**WHAT IS BEING ASKED:** Below is a listing; write it out exactly and drop any images from it.

**DATASET SECTION:**
══════

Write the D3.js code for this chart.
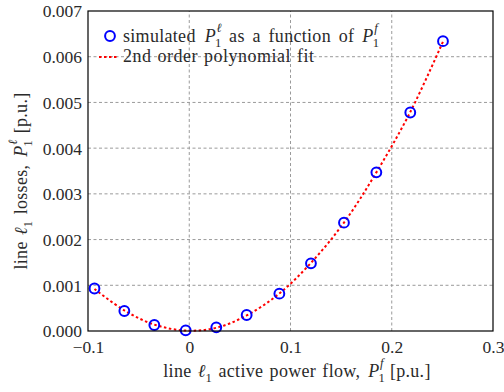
<!DOCTYPE html>
<html>
<head>
<meta charset="utf-8">
<script src="https://cdn.jsdelivr.net/npm/d3@7"></script>
<style>
  html, body { margin: 0; padding: 0; background: #fff; }
</style>
</head>
<body>
<svg id="chart" width="504" height="392"></svg>
<script>
// Simulated line losses versus active power flow on line l1
const flowValues = [-0.0936, -0.0641, -0.0345, -0.0035, 0.0267, 0.0567, 0.0890, 0.1202, 0.1528, 0.1848, 0.2183, 0.2506];
const lossValues = [0.00093, 0.000437, 0.000131, 0.000015, 0.00008, 0.00035, 0.000817, 0.00148, 0.00237, 0.00347, 0.00478, 0.00634];
// Quadratic fit evaluated at the same flow values
const fitValues = [0.00092, 0.00045, 0.00014, 0.00001, 0.00007, 0.00034, 0.00082, 0.00149, 0.00237, 0.00347, 0.00479, 0.00633];

const xTicks = [-0.1, 0, 0.1, 0.2, 0.3];
const xTickLabels = ["\u22120.1", "0", "0.1", "0.2", "0.3"];
const yTicks = [0, 0.001, 0.002, 0.003, 0.004, 0.005, 0.006, 0.007];
const yTickLabels = ["0.000", "0.001", "0.002", "0.003", "0.004", "0.005", "0.006", "0.007"];

const FONT = '"Liberation Serif", "Times New Roman", serif';
const TEXT_COLOR = "#2a2a2a";
const tickSize = 17.5;
const labelSize = 18;

const margin = { left: 88, right: 11, top: 11, bottom: 61 };
const W = 504, H = 392;
const svg = d3.select("#chart")
  .attr("font-family", FONT);

const x = d3.scaleLinear().domain([-0.1, 0.3]).range([margin.left, W - margin.right]);
const y = d3.scaleLinear().domain([0, 0.007]).range([H - margin.bottom, margin.top]);

// Grid
const grid = svg.append("g");
grid.selectAll("line.gx").data(xTicks.slice(1, -1)).join("line")
  .attr("x1", d => x(d)).attr("x2", d => x(d))
  .attr("y1", y.range()[0]).attr("y2", y.range()[1])
  .attr("stroke", "#9a9a9a").attr("stroke-width", 1).attr("stroke-dasharray", "3,2.5");
grid.selectAll("line.gy").data(yTicks.slice(1, -1)).join("line")
  .attr("y1", d => y(d)).attr("y2", d => y(d))
  .attr("x1", x.range()[0]).attr("x2", x.range()[1])
  .attr("stroke", "#9a9a9a").attr("stroke-width", 1).attr("stroke-dasharray", "3,2.5");

// Axes (tick labels only; frame drawn separately)
const xAxis = d3.axisBottom(x).tickValues(xTicks).tickSize(0).tickPadding(7)
  .tickFormat((d, i) => xTickLabels[i]);
const gx = svg.append("g").attr("transform", `translate(0,${y.range()[0]})`).call(xAxis)
  .attr("font-family", FONT).attr("font-size", tickSize);
gx.select(".domain").remove();
gx.selectAll("text").attr("dy", "0.85em").attr("fill", TEXT_COLOR);

const yAxis = d3.axisLeft(y).tickValues(yTicks).tickSize(0).tickPadding(6)
  .tickFormat((d, i) => yTickLabels[i]);
const gy = svg.append("g").attr("transform", `translate(${x.range()[0]},0)`).call(yAxis)
  .attr("font-family", FONT).attr("font-size", tickSize);
gy.select(".domain").remove();
gy.selectAll("text").attr("dy", "0.34em").attr("fill", TEXT_COLOR);

// Fit curve
const line = d3.line()
  .x((d, i) => x(flowValues[i]))
  .y(d => y(d))
  .curve(d3.curveCatmullRom.alpha(0.5));
svg.append("path").datum(fitValues)
  .attr("d", line)
  .attr("fill", "none").attr("stroke", "#ff0000").attr("stroke-width", 2)
  .attr("stroke-dasharray", "2.5,2.5");

// Simulated points
svg.append("g").selectAll("circle").data(lossValues).join("circle")
  .attr("cx", (d, i) => x(flowValues[i]))
  .attr("cy", d => y(d))
  .attr("r", 4.9)
  .attr("fill", "none").attr("stroke", "#0000ff").attr("stroke-width", 2);

// Frame
svg.append("rect")
  .attr("x", x.range()[0]).attr("y", y.range()[1])
  .attr("width", x.range()[1] - x.range()[0])
  .attr("height", y.range()[0] - y.range()[1])
  .attr("fill", "none").attr("stroke", "#000").attr("stroke-width", 1.2);

// Write "P" with subscript 1 and a stacked superscript
function mathP(t, sup, fs, lead) {
  const small = fs * 0.7;
  t.append("tspan").attr("font-style", "italic").attr("dx", lead).text("P");
  t.append("tspan").attr("font-size", small).attr("dx", -1).attr("dy", fs * 0.25).text("1");
  t.append("tspan").attr("font-size", small).attr("font-style", "italic")
    .attr("dx", -small * 0.4).attr("dy", -fs * 0.8).text(sup);
}
// Write "ℓ" with subscript 1
function ell1(t, fs) {
  t.append("tspan").attr("font-style", "italic").text("\u2113");
  t.append("tspan").attr("font-size", fs * 0.7).attr("dy", fs * 0.25).text("1");
}

// Legend
const leg = svg.append("g");
leg.append("circle").attr("cx", 110).attr("cy", 36).attr("r", 4.9)
  .attr("fill", "none").attr("stroke", "#0000ff").attr("stroke-width", 2);
const lt1 = leg.append("text").attr("x", 123).attr("y", 42)
  .attr("font-size", labelSize).attr("fill", TEXT_COLOR)
  .attr("letter-spacing", 0.3).attr("word-spacing", 3);
lt1.append("tspan").text("simulated");
mathP(lt1, "\u2113", labelSize, 9);
lt1.append("tspan").attr("dx", 7).attr("dy", labelSize * 0.55).text("as a function of");
mathP(lt1, "f", labelSize, 8);

leg.append("line").attr("x1", 99).attr("x2", 119).attr("y1", 57).attr("y2", 57)
  .attr("stroke", "#ff0000").attr("stroke-width", 2).attr("stroke-dasharray", "2.5,2.5");
leg.append("text").attr("x", 123).attr("y", 62)
  .attr("font-size", labelSize).attr("fill", TEXT_COLOR)
  .attr("letter-spacing", 0.5).attr("word-spacing", 1)
  .text("2nd order polynomial fit");

// Axis titles
const xt = svg.append("text").attr("x", 297).attr("y", 377)
  .attr("text-anchor", "middle").attr("font-size", labelSize)
  .attr("fill", TEXT_COLOR).attr("letter-spacing", 0.3).attr("word-spacing", 1.5);
xt.append("tspan").text("line ");
ell1(xt, labelSize);
xt.append("tspan").attr("dy", -labelSize * 0.25).text(" active power flow,");
mathP(xt, "f", labelSize, 8);
xt.append("tspan").attr("dx", 6).attr("dy", labelSize * 0.55).text("[p.u.]");

const yt = svg.append("text").attr("transform", "translate(27,181) rotate(-90)")
  .attr("text-anchor", "middle").attr("font-size", labelSize)
  .attr("fill", TEXT_COLOR).attr("letter-spacing", 0.3).attr("word-spacing", 1.5);
yt.append("tspan").text("line ");
ell1(yt, labelSize);
yt.append("tspan").attr("dy", -labelSize * 0.25).text(" losses,");
mathP(yt, "\u2113", labelSize, 8);
yt.append("tspan").attr("dx", 6).attr("dy", labelSize * 0.55).text("[p.u.]");
</script>
</body>
</html>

══════

**RESPONSE BELOW:**
Write the D3.js code for this chart.
<!DOCTYPE html>
<html>
<head>
<meta charset="utf-8">
<script src="https://cdn.jsdelivr.net/npm/d3@7"></script>
<style>
  html, body { margin: 0; padding: 0; background: #fff; }
</style>
</head>
<body>
<svg id="chart" width="504" height="392"></svg>
<script>
// Simulated line losses versus active power flow on line l1
const flowValues = [-0.0936, -0.0641, -0.0345, -0.0035, 0.0267, 0.0567, 0.0890, 0.1202, 0.1528, 0.1848, 0.2183, 0.2506];
const lossValues = [0.00093, 0.000437, 0.000131, 0.000015, 0.00008, 0.00035, 0.000817, 0.00148, 0.00237, 0.00347, 0.00478, 0.00634];
// Quadratic fit evaluated at the same flow values
const fitValues = [0.00092, 0.00045, 0.00014, 0.00001, 0.00007, 0.00034, 0.00082, 0.00149, 0.00237, 0.00347, 0.00479, 0.00633];

const xTicks = [-0.1, 0, 0.1, 0.2, 0.3];
const xTickLabels = ["\u22120.1", "0", "0.1", "0.2", "0.3"];
const yTicks = [0, 0.001, 0.002, 0.003, 0.004, 0.005, 0.006, 0.007];
const yTickLabels = ["0.000", "0.001", "0.002", "0.003", "0.004", "0.005", "0.006", "0.007"];

const FONT = '"Liberation Serif", "Times New Roman", serif';
const TEXT_COLOR = "#2a2a2a";
const tickSize = 17.5;
const labelSize = 18;

const margin = { left: 88, right: 11, top: 11, bottom: 61 };
const W = 504, H = 392;
const svg = d3.select("#chart")
  .attr("font-family", FONT);

const x = d3.scaleLinear().domain([-0.1, 0.3]).range([margin.left, W - margin.right]);
const y = d3.scaleLinear().domain([0, 0.007]).range([H - margin.bottom, margin.top]);

// Grid
const grid = svg.append("g");
grid.selectAll("line.gx").data(xTicks.slice(1, -1)).join("line")
  .attr("x1", d => x(d)).attr("x2", d => x(d))
  .attr("y1", y.range()[0]).attr("y2", y.range()[1])
  .attr("stroke", "#9a9a9a").attr("stroke-width", 1).attr("stroke-dasharray", "3,2.5");
grid.selectAll("line.gy").data(yTicks.slice(1, -1)).join("line")
  .attr("y1", d => y(d)).attr("y2", d => y(d))
  .attr("x1", x.range()[0]).attr("x2", x.range()[1])
  .attr("stroke", "#9a9a9a").attr("stroke-width", 1).attr("stroke-dasharray", "3,2.5");

// Axes (tick labels only; frame drawn separately)
const xAxis = d3.axisBottom(x).tickValues(xTicks).tickSize(0).tickPadding(7)
  .tickFormat((d, i) => xTickLabels[i]);
const gx = svg.append("g").attr("transform", `translate(0,${y.range()[0]})`).call(xAxis)
  .attr("font-family", FONT).attr("font-size", tickSize);
gx.select(".domain").remove();
gx.selectAll("text").attr("dy", "0.85em").attr("fill", TEXT_COLOR);

const yAxis = d3.axisLeft(y).tickValues(yTicks).tickSize(0).tickPadding(6)
  .tickFormat((d, i) => yTickLabels[i]);
const gy = svg.append("g").attr("transform", `translate(${x.range()[0]},0)`).call(yAxis)
  .attr("font-family", FONT).attr("font-size", tickSize);
gy.select(".domain").remove();
gy.selectAll("text").attr("dy", "0.34em").attr("fill", TEXT_COLOR);

// Fit curve
const line = d3.line()
  .x((d, i) => x(flowValues[i]))
  .y(d => y(d))
  .curve(d3.curveCatmullRom.alpha(0.5));
svg.append("path").datum(fitValues)
  .attr("d", line)
  .attr("fill", "none").attr("stroke", "#ff0000").attr("stroke-width", 2)
  .attr("stroke-dasharray", "2.5,2.5");

// Simulated points
svg.append("g").selectAll("circle").data(lossValues).join("circle")
  .attr("cx", (d, i) => x(flowValues[i]))
  .attr("cy", d => y(d))
  .attr("r", 4.9)
  .attr("fill", "none").attr("stroke", "#0000ff").attr("stroke-width", 2);

// Frame
svg.append("rect")
  .attr("x", x.range()[0]).attr("y", y.range()[1])
  .attr("width", x.range()[1] - x.range()[0])
  .attr("height", y.range()[0] - y.range()[1])
  .attr("fill", "none").attr("stroke", "#000").attr("stroke-width", 1.2);

// Write "P" with subscript 1 and a stacked superscript
function mathP(t, sup, fs, lead) {
  const small = fs * 0.7;
  t.append("tspan").attr("font-style", "italic").attr("dx", lead).text("P");
  t.append("tspan").attr("font-size", small).attr("dx", -1).attr("dy", fs * 0.25).text("1");
  t.append("tspan").attr("font-size", small).attr("font-style", "italic")
    .attr("dx", -small * 0.4).attr("dy", -fs * 0.8).text(sup);
}
// Write "ℓ" with subscript 1
function ell1(t, fs) {
  t.append("tspan").attr("font-style", "italic").text("\u2113");
  t.append("tspan").attr("font-size", fs * 0.7).attr("dy", fs * 0.25).text("1");
}

// Legend
const leg = svg.append("g");
leg.append("circle").attr("cx", 110).attr("cy", 36).attr("r", 4.9)
  .attr("fill", "none").attr("stroke", "#0000ff").attr("stroke-width", 2);
const lt1 = leg.append("text").attr("x", 123).attr("y", 42)
  .attr("font-size", labelSize).attr("fill", TEXT_COLOR)
  .attr("letter-spacing", 0.3).attr("word-spacing", 3);
lt1.append("tspan").text("simulated");
mathP(lt1, "\u2113", labelSize, 9);
lt1.append("tspan").attr("dx", 7).attr("dy", labelSize * 0.55).text("as a function of");
mathP(lt1, "f", labelSize, 8);

leg.append("line").attr("x1", 99).attr("x2", 119).attr("y1", 57).attr("y2", 57)
  .attr("stroke", "#ff0000").attr("stroke-width", 2).attr("stroke-dasharray", "2.5,2.5");
leg.append("text").attr("x", 123).attr("y", 62)
  .attr("font-size", labelSize).attr("fill", TEXT_COLOR)
  .attr("letter-spacing", 0.5).attr("word-spacing", 1)
  .text("2nd order polynomial fit");

// Axis titles
const xt = svg.append("text").attr("x", 297).attr("y", 377)
  .attr("text-anchor", "middle").attr("font-size", labelSize)
  .attr("fill", TEXT_COLOR).attr("letter-spacing", 0.3).attr("word-spacing", 1.5);
xt.append("tspan").text("line ");
ell1(xt, labelSize);
xt.append("tspan").attr("dy", -labelSize * 0.25).text(" active power flow,");
mathP(xt, "f", labelSize, 8);
xt.append("tspan").attr("dx", 6).attr("dy", labelSize * 0.55).text("[p.u.]");

const yt = svg.append("text").attr("transform", "translate(27,181) rotate(-90)")
  .attr("text-anchor", "middle").attr("font-size", labelSize)
  .attr("fill", TEXT_COLOR).attr("letter-spacing", 0.3).attr("word-spacing", 1.5);
yt.append("tspan").text("line ");
ell1(yt, labelSize);
yt.append("tspan").attr("dy", -labelSize * 0.25).text(" losses,");
mathP(yt, "\u2113", labelSize, 8);
yt.append("tspan").attr("dx", 6).attr("dy", labelSize * 0.55).text("[p.u.]");
</script>
</body>
</html>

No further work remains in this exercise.